Ahead of the Budget, the Federation of Small Businesses has called for the role played by small builders to be expanded. There have also been warnings about skills shortages in this construction sector, with Mayor of London Sadiq Khan highlighting particular concerns about the impact that a post-Brexit exodus of skilled European builders would have on the capital’s housing issues.
The Chancellor is apparently keen to address both these issues. Reports have suggested that he will commit significant investment into improving skills in the construction sector. He has also indicated that he will introduce measures to help small builders too, by letting local leaders allocate small pockets of land for development by small builders, and guaranteeing loans by banks to small housebuilders.
These measures would help to boost productivity and supply. For instance, smaller builders are more likely to work smaller plots the big developers ignore, and the number of homes registered by small builders has dropped by more than half since 2007.

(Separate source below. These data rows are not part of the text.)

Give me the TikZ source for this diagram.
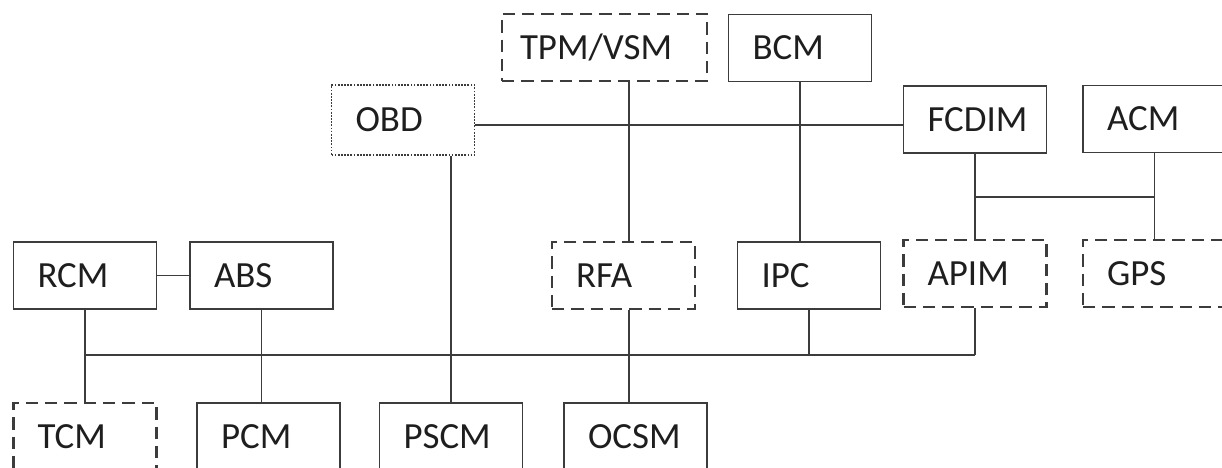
\documentclass[tikz,border=0pt]{standalone}
\usepackage{fontspec}
\setmainfont{Carlito}
\usepackage{tikz}
\definecolor{lineGray}{RGB}{60,60,60}
\definecolor{textDark}{RGB}{30,30,30}

\begin{document}
\begin{tikzpicture}[
      box/.style={draw=lineGray, line width=1.1pt, minimum width=2.86cm,
                  minimum height=1.34cm, inner xsep=0.48cm, inner ysep=0pt,
                  text width=1.9cm, align=left, text=textDark,
                  font=\fontsize{21}{25}\selectfont},
      dbox/.style={box, line width=1.3pt, dash pattern=on 7pt off 4pt},
      obox/.style={box, dash pattern=on 1pt off 0.8pt},
      link/.style={draw=lineGray, line width=0.8pt}
    ]
    \useasboundingbox (0,0) rectangle (24.44,-9.34);

    \node[dbox, minimum width=4.1cm, text width=3.38cm, inner xsep=0.36cm] (tpm) at (12.09,-0.95) {TPM/VSM};
    \node[box]  (bcm)   at (16.00,-0.96) {BCM};
    \node[obox, minimum height=1.40cm] (obd) at (8.06,-2.40) {OBD};
    \node[box]  (fcdim) at (19.50,-2.39) {FCDIM};
    \node[box]  (acm)   at (23.09,-2.38) {ACM};

    \node[box]  (rcm)   at (1.70,-5.51)  {RCM};
    \node[box]  (abs)   at (5.23,-5.51)  {ABS};
    \node[dbox] (rfa)   at (12.47,-5.51) {RFA};
    \node[box]  (ipc)   at (16.18,-5.51) {IPC};
    \node[dbox] (apim)  at (19.50,-5.47) {APIM};
    \node[dbox] (gps)   at (23.09,-5.47) {GPS};

    \node[dbox] (tcm)   at (1.70,-8.73)  {TCM};
    \node[box]  (pcm)   at (5.37,-8.73)  {PCM};
    \node[box]  (pscm)  at (9.02,-8.73)  {PSCM};
    \node[box]  (ocsm)  at (12.71,-8.73) {OCSM};

    \coordinate (bus)  at (0,-7.10);
    \coordinate (jn)   at (0,-3.94);
    \coordinate (tpmx) at (12.58,0);

    \draw[link] ([yshift=-0.1cm]obd.east) -- ([yshift=-0.1cm]obd.east -| fcdim.west);
    \draw[link] (tpmx |- tpm.south) -- (tpmx |- rfa.north);
    \draw[link] (tpmx |- rfa.south) -- (tpmx |- ocsm.north);
    \draw[link] (bcm.south) -- (bcm.south |- ipc.north);
    \draw[link] (pscm.north |- obd.south) -- (pscm.north);
    \draw[link] (fcdim.south) -- (fcdim.south |- apim.north);
    \draw[link] (acm.south) -- (acm.south |- gps.north);
    \draw[link] (fcdim.south |- jn) -- (acm.south |- jn);

    \draw[link] (rcm.east) -- (abs.west);
    \draw[link] (rcm.south) -- (rcm.south |- tcm.north);
    \draw[link] (abs.south) -- (abs.south |- pcm.north);
    \draw[link] (ipc.south) -- (ipc.south |- bus);
    \draw[link] (apim.south) -- (apim.south |- bus);
    \draw[link] (rcm.south |- bus) -- (apim.south |- bus);
  \end{tikzpicture}
\end{document}
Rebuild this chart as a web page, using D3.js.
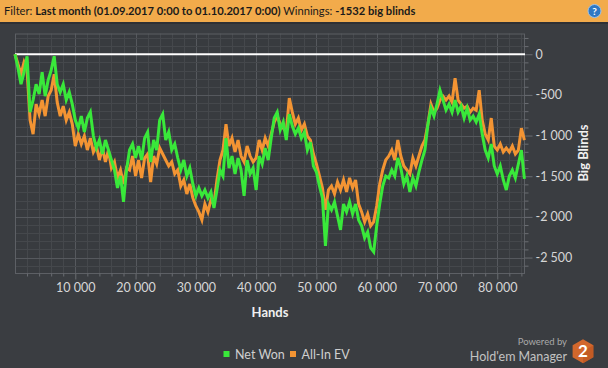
<!DOCTYPE html>
<html><head><meta charset="utf-8">
<script src="https://cdn.jsdelivr.net/npm/d3@7"></script>
<style>html,body{margin:0;padding:0;background:#3a3d41;}svg{display:block;}</style>
</head><body>
<svg id="c" width="608" height="368"></svg>
<script>
// ---- data ----
const handStep = 500;
const netWon = [
0,-172,-368,-221,-25,-712,-564,-368,-491,-221,
-515,-319,-196,-25,-368,-466,-368,-564,-466,-614,
-810,-908,-761,-957,-785,-712,-1006,-1153,-1055,-1227,
-1055,-1178,-1301,-1423,-1644,-1497,-1816,-1423,-1178,-1104,
-1276,-1129,-1301,-1031,-957,-1325,-1055,-1178,-810,-736,
-1055,-957,-1178,-1104,-1276,-1423,-1301,-1497,-1399,-1595,
-1742,-1644,-1742,-1669,-1767,-1693,-1890,-1669,-1423,-1497,
-1031,-1399,-1252,-1472,-1276,-1423,-1742,-1301,-1472,-1399,
-1669,-1252,-1350,-1153,-1301,-1031,-785,-712,-933,-834,
-1055,-736,-883,-982,-908,-1031,-957,-1178,-1080,-1374,
-1448,-1620,-1767,-2356,-1841,-1914,-1816,-1988,-2160,-1841,
-1939,-1816,-1963,-1841,-2037,-2110,-2258,-2184,-2380,-2429,
-2110,-1841,-1620,-1497,-1521,-1423,-1497,-1276,-1399,-1595,
-1497,-1693,-1521,-1620,-1448,-1301,-1178,-859,-663,-761,
-614,-442,-564,-687,-614,-712,-564,-712,-638,-785,
-663,-810,-761,-834,-736,-982,-1178,-1276,-1104,-1374,
-1472,-1374,-1546,-1669,-1497,-1423,-1521,-1350,-1178,-1532
];
const allInEV = [
0,-123,-245,-98,-196,-810,-982,-614,-736,-564,
-761,-515,-442,-245,-589,-761,-638,-810,-712,-859,
-1129,-982,-1104,-1006,-1178,-1031,-1202,-1129,-1301,-1153,
-1325,-1178,-1399,-1325,-1521,-1423,-1595,-1399,-1423,-1252,
-1497,-1301,-1521,-1276,-1227,-1571,-1252,-1350,-1153,-1227,
-1301,-1374,-1325,-1472,-1423,-1620,-1546,-1718,-1595,-1767,
-1865,-1939,-2037,-1841,-1939,-1791,-1841,-1546,-1301,-1178,
-859,-1129,-1031,-1202,-1055,-1252,-1325,-1129,-1252,-1325,
-1276,-1055,-1178,-1031,-1129,-982,-834,-761,-859,-908,
-957,-540,-712,-859,-785,-933,-859,-1006,-1055,-1227,
-1350,-1497,-1644,-1914,-1669,-1620,-1718,-1571,-1669,-1546,
-1693,-1521,-1644,-1546,-1841,-1939,-2061,-1963,-2110,-2061,
-1865,-1595,-1423,-1301,-1252,-1178,-1301,-1055,-1252,-1374,
-1423,-1472,-1276,-1374,-1252,-1129,-1055,-859,-614,-712,
-663,-564,-515,-564,-515,-589,-294,-564,-614,-663,
-638,-712,-663,-687,-442,-810,-982,-1055,-785,-1129,
-1178,-1104,-1202,-1153,-1202,-1129,-1227,-1178,-908,-1055
];
const hands = netWon.map((_, i) => i * handStep);
const xTicks = [10000, 20000, 30000, 40000, 50000, 60000, 70000, 80000];
const yTicks = [0, -500, -1000, -1500, -2000, -2500];
const seriesNames = ["Net Won", "All-In EV"];
const seriesColors = ["#39e83a", "#f39433"];

// ---- drawing ----
const svg = d3.select("#c");
const W = 608, H = 368;
const L = 15, R = 525, T = 33.5, B = 273;
const FONT = "Lato, 'Open Sans', sans-serif";

svg.append("rect").attr("width", W).attr("height", H).attr("fill", "#3a3d41");

const x = d3.scaleLinear().domain([0, 84600]).range([L, R]);
const y = d3.scaleLinear().domain([-2690, 255]).range([B, T]);

svg.append("rect").attr("x", L).attr("y", T).attr("width", R - L).attr("height", B - T).attr("fill", "#383b3f");

const grid = svg.append("g");
d3.range(2000, 84600, 2000).forEach(v => {
  grid.append("line").attr("x1", Math.round(x(v)) + 0.5).attr("x2", Math.round(x(v)) + 0.5)
    .attr("y1", T).attr("y2", B).attr("stroke", v % 10000 === 0 ? "#56595e" : "#45484c").attr("stroke-width", 1);
});
d3.range(200, -2700, -100).forEach(v => {
  if (v === 0) return;
  grid.append("line").attr("y1", Math.round(y(v)) + 0.5).attr("y2", Math.round(y(v)) + 0.5)
    .attr("x1", L).attr("x2", R).attr("stroke", v % 500 === 0 ? "#56595e" : "#45484c").attr("stroke-width", 1);
});
svg.append("rect").attr("x", L + 0.5).attr("y", T + 0.5).attr("width", R - L - 1).attr("height", B - T)
  .attr("fill", "none").attr("stroke", "#5d6065");

// bottom axis
const xAxis = d3.axisBottom(x).tickValues(xTicks)
  .tickFormat(d => d3.format(",")(d).replace(/,/g, " ")).tickSize(6).tickPadding(4);
const gx = svg.append("g").attr("transform", `translate(0,${B + 0.5})`).call(xAxis);
gx.select(".domain").remove();
gx.selectAll(".tick line").attr("stroke", "#6a6d72");
gx.selectAll("text").attr("fill", "#d6d6d6").attr("font-size", 12.5).attr("font-family", FONT);
const xMinor = d3.axisBottom(x).tickValues(d3.range(2000, 84600, 2000).filter(v => v % 10000)).tickSize(3).tickFormat("");
const gxm = svg.append("g").attr("transform", `translate(0,${B + 0.5})`).call(xMinor);
gxm.select(".domain").remove();
gxm.selectAll(".tick line").attr("stroke", "#6a6d72");

// right axis
const yAxis = d3.axisRight(y).tickValues(yTicks)
  .tickFormat(d => d3.format(",")(d).replace(/,/g, " ").replace("−", "-")).tickSize(8).tickPadding(3);
const gy = svg.append("g").attr("transform", `translate(${R - 0.5},0)`).call(yAxis);
gy.select(".domain").remove();
gy.selectAll(".tick line").attr("stroke", "#6a6d72");
gy.selectAll("text").attr("fill", "#d6d6d6").attr("font-size", 12.5).attr("font-family", FONT);
const yMinor = d3.axisRight(y).tickValues(d3.range(200, -2700, -100).filter(v => v % 500)).tickSize(4).tickFormat("");
const gym = svg.append("g").attr("transform", `translate(${R - 0.5},0)`).call(yMinor);
gym.select(".domain").remove();
gym.selectAll(".tick line").attr("stroke", "#6a6d72");

// zero line
svg.append("line").attr("x1", L).attr("x2", R).attr("y1", y(0)).attr("y2", y(0))
  .attr("stroke", "#ffffff").attr("stroke-width", 2);

// series
const line = d3.line().x((d, i) => x(hands[i])).y(d => y(d));
svg.append("path").datum(allInEV).attr("d", line).attr("fill", "none")
  .attr("stroke", seriesColors[1]).attr("stroke-width", 3).attr("stroke-linejoin", "miter");
svg.append("path").datum(netWon).attr("d", line).attr("fill", "none")
  .attr("stroke", seriesColors[0]).attr("stroke-width", 3).attr("stroke-linejoin", "miter");

// axis titles
svg.append("text").attr("x", 270).attr("y", 317).attr("text-anchor", "middle")
  .attr("fill", "#f0f0f0").attr("font-weight", "bold").attr("font-size", 13).attr("font-family", FONT).text("Hands");
svg.append("text").attr("transform", "translate(587.5,153) rotate(-90)").attr("text-anchor", "middle")
  .attr("fill", "#f0f0f0").attr("font-weight", "bold").attr("font-size", 13).attr("font-family", FONT).text("Big Blinds");

// header
svg.append("rect").attr("x", 0).attr("y", 0).attr("width", W).attr("height", 22).attr("fill", "#f2ab4b");
svg.append("rect").attr("x", 0).attr("y", 22).attr("width", W).attr("height", 2).attr("fill", "#2e3034");
const ht = svg.append("text").attr("x", 4).attr("y", 15).attr("font-size", 11.2).attr("font-family", FONT).attr("fill", "#1a1a1a");
ht.append("tspan").text("Filter: ");
ht.append("tspan").attr("font-weight", "bold").text("Last month (01.09.2017 0:00 to 01.10.2017 0:00)");
ht.append("tspan").text(" Winnings: ");
ht.append("tspan").attr("font-weight", "bold").text("-1532 big blinds");
svg.append("circle").attr("cx", 594.5).attr("cy", 11).attr("r", 6.5).attr("fill", "#2f78c4").attr("stroke", "#9cc3ea").attr("stroke-width", 1);
svg.append("text").attr("x", 594.5).attr("y", 15).attr("text-anchor", "middle").attr("font-size", 10).attr("font-weight", "bold")
  .attr("font-family", FONT).attr("fill", "#fff").text("?");

// legend
const leg = svg.append("g");
const legX = [223.5, 290];
seriesNames.forEach((n, i) => {
  leg.append("rect").attr("x", legX[i]).attr("y", 351).attr("width", 6).attr("height", 6).attr("fill", seriesColors[i]);
  leg.append("text").attr("x", legX[i] + 11.5).attr("y", 358.5).attr("font-size", 12.5).attr("font-family", FONT)
    .attr("fill", "#cfcfcf").text(n);
});

// branding
svg.append("text").attr("x", 567).attr("y", 345).attr("text-anchor", "end").attr("font-size", 9.5)
  .attr("font-family", FONT).attr("fill", "#a9a9a9").text("Powered by");
svg.append("text").attr("x", 567).attr("y", 360.5).attr("text-anchor", "end").attr("font-size", 12.5)
  .attr("font-family", FONT).attr("fill", "#c2c2c2").text("Hold'em Manager");
const hx = 583, hy = 351.3, hr = 12;
const hex = d3.range(6).map(k => { const a = Math.PI / 3 * k - Math.PI / 2; return [hx + hr * Math.cos(a), hy + hr * Math.sin(a)]; });
svg.append("polygon").attr("points", hex.map(p => p.join(",")).join(" ")).attr("fill", "#d2672c");
svg.append("polygon").attr("points", [hex[1], hex[2], hex[3], [hx, hy]].map(p => p.join(",")).join(" ")).attr("fill", "#b9541f").attr("opacity", 0.6);
svg.append("text").attr("x", hx).attr("y", hy + 6).attr("text-anchor", "middle").attr("font-size", 17).attr("font-weight", "bold")
  .attr("font-family", FONT).attr("fill", "#ffffff").text("2");
</script>
</body></html>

However, they are unlikely to have a large impact on the number being built. Construction costs are not why we have a housing crisis. The shortage of land on which homes can be built – which has led to a quadrupling in the value of land since the 1990s – is the real issue. Small builders build small numbers of houses on small plots, but what is needed is the release of large amounts of land for new homes.
Brownfield land is the classic politician’s proposed solution to making more land available for housing. Who could argue with repurposing former industrial space or wasteland for new homes? As such, it is unsurprising the Chancellor is vowing to subsidise clean-ups of contaminated industrial land. In reducing land costs for supplying new houses, this might unlock some cheaper housing on key sites – but, again, the numbers will not be very many.
That’s because after 25-30 years of brownfield first-policy, there is far less brownfield land than there used to be, and not all is appropriate for housing. Our research shows that Cambridge has capacity for fewer than 2,500 homes on brownfield land in the city limits, and Oxford not even 2,000. Worse, subsidising brownfield construction could end up concentrating new homes in struggling post-industrial cities where housing demand and prices are already low.
Nor is the Chancellor’s plan for an inquiry into landbanking needed, especially given that the Communities and Local Government select committee published one last year.
Instead we need substantial planning and land reform. More than anything else, the Chancellor needs to rethink his pledge not to consider building on the greenbelt. Concerns that doing so would mean the gains from new building would be captured entirely by current landowners could be addressed by reforming compulsory purchase orders to allow local authorities to buy land below speculative “hope values”, as Civitas have suggested. Our research shows that releasing just 5 percent of the green belt close to existing infrastructure around the ten least affordable cities would unlock land for 1.4 million homes where we need them.
These are the kind of numbers we need to be talking about to solve the housing crisis. Though some of the Chancellor’s ideas have merit and will increase supply, even in combination his proposals will not be able to deliver the amount of housing that cities and the economy need. Only comprehensive changes like green belt reform or replacing our discretionary planning permission system with maximum-use zoning could supply this many new homes.
When cities like Tokyo are building more homes a year than the whole of England is, it is clear there is something fundamental about the wider system we have chosen behind our crisis in housing. Our unaffordable cities can build more housing – but the Government has to give them the tools and powers they need to do so.